The effect of focalization can be significant for some loop codes. Let’s look at some results (Figure 4) where other tractability-helping techniques have been disabled. The effect is quite dramatic for some programs when targeting just two levels of hierarchy (2-level focalization), as you can see on the left-hand optimization time chart (lower is better).
The charts on the right-hand side in Figure 4 look at the time it takes to optimize a fully connected layer and a linear algebra kernel named doitgen as a function of the depth of the targeted machine (in terms of its levels of PEs).
On the fully connected layer, we see a reduction in the optimization time from ten times to two times. For doitgen, the optimization time goes above threshold after three levels, whereas the two-level focalization version scales well to five levels.
Improving automated vectorization
Next, we look at automated vectorization. Two underlying processes are key for this: the Qualcomm Polyhedral Mapper finds independent operations suitable for vectorization and its underlying compiler generates optimized calls to vector intrinsics.
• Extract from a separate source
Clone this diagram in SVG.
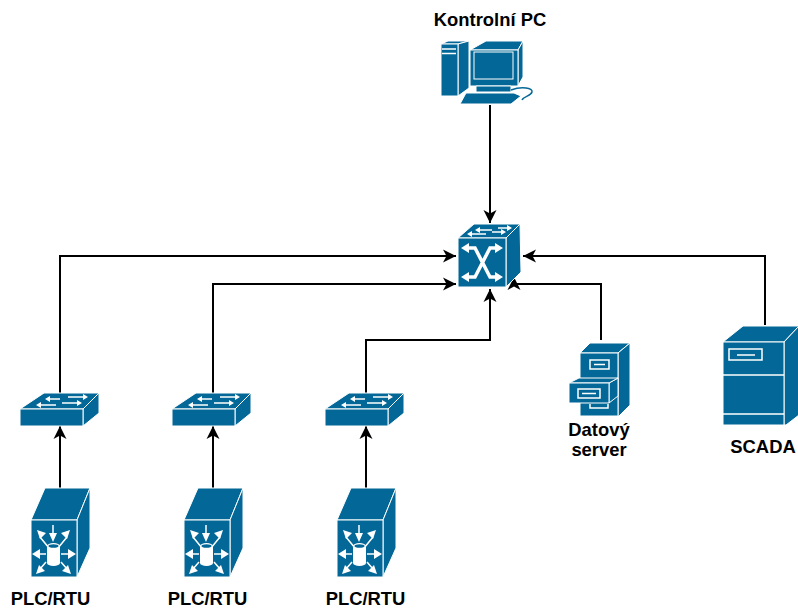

Automatic optimization of a sequential code to three levels of parallelism (including vector) sped up the compile process 620 times and led to a third of the hand-tuned performance. That’s one third of the performance achieved quickly and with almost zero effort.
The Qualcomm Polyhedral Mapper can dramatically increase AI model developer productivity. By supporting more optimizations, we increase the performance and power efficiency of AI models running on Qualcomm platforms. By improving the tractability of these optimizations, we increase the performance of larger, more complex models.
Improved AI compilers are key to increased runtime and power efficiency as well as to making machine learning ubiquitous. Not only can we create more AI models more quickly, but we can also run them at high performance on power-constrained devices.
Toward the future of polyhedral AI compilers
In this blog post, I have presented only two of the many solutions we are working on for improving polyhedral AI compilers. With the iterative improvement of tractable compiler optimizations, as with hierarchical mapping and vectorization, the Qualcomm Polyhedral Mapper can achieve better overall compiler performance and productivity.